Although I was invited to stay at Tom and Sally's home for the weekend, they had their hands full with other out-of-towners who needed a place to lay their heads, so I accepted the gracious invitation of my dear high school girlfriend, Becky to stay with her, her husband and their sons, at their lovely home in El Dorado, California, nestled in the Sierra Nevada foothills about an hour from Tom and Sally's.  On the day of the party, another high school chum, Lily, joined me in Becky's car as we snaked our way along highway 49, watching scrub oak give way to evergreen as our elevation climbed.  

For the party, I wore a pair of vintage red Levi's straight-leg jeans, a simple floral-patterned ribbed tank top, and beaded, wood-heeled sandals by BCBGeneration.  I received lots of compliments on my attire. Once I was safely tucked into bed back at Becky's after the party, I fell asleep to the haunting serenade of wailing coyotes.
In the vineyard at Iverson Winery in Somerset, California
The next day, I awoke to roosters crowing in the pre-dawn light and I rose early to hike through the foothills before anyone else was out of bed.

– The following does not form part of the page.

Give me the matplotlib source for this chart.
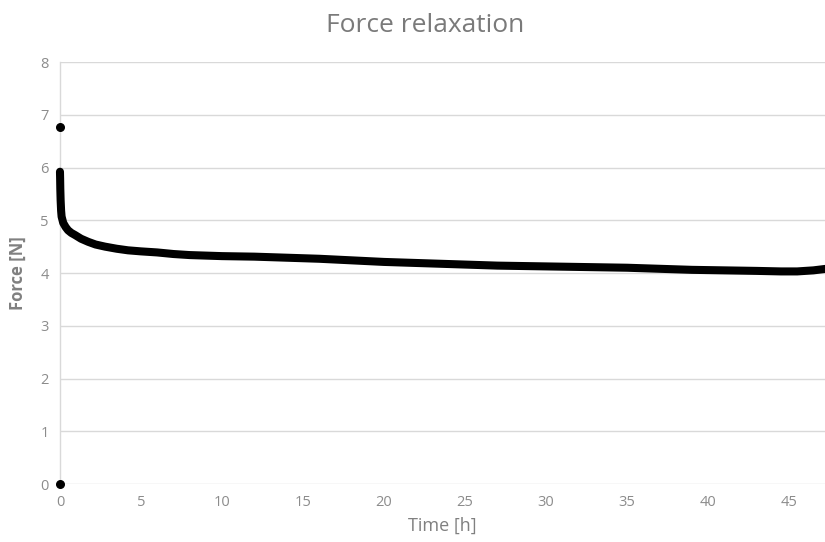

During my hour-long sojourn, I came across a female peacock with seven chicks pecking in the scrub.  Later, while traversing a meadow along the highway, I watched a large wild turkey display his fully-arrayed tail feathers for two nearby females.  Jackrabbits the size of small dogs bounded through the brush.  Eventually a neighborly highway patrolman slowed his patrol car to tell me, jokingly, that he'd had a report that I was "walking too fast".  I laughed and explained that it was the best way I knew to burn off all the calories I had consumed the day before.  He instructed me to carry on and drove off with a friendly wave.
Becky, her husband Bruce, me and Bruce's parents, Gretel and George
Later, Becky and I perused antique shops in old town Placerville and visited a number of wineries in the area, happily sampling their offerings.  In the late afternoon, we ended up at the home of Becky's wonderful in-laws in Apple Hill, George and Gretel, whom I also had not seen in many years.  It was George's 86th birthday, and the lovely and eternally youthful Gretel had prepared a delectable spread for thirteen of us as if it was no trouble at all.  George gave me a tour of his extensive garden and then we sat down to an incredible meal, capped off with a festive birthday cake - and more wine.
Preparing dinner at George and Gretel's home
The plane trip home from Sacramento to Baltimore the next day was mostly uneventful. I spent the time reminiscing about the spectacular weekend I had just enjoyed, nurtured by friendships born long ago which were rekindled in these past 72 hours as if there had not been a separation of several decades.  The fellowship among the kindred spirits of our youth runs deep. I feel re-connected to my roots and am delighted to be in touch with so many people who helped form the person I am today. It was a wonderful Memorial Day weekend.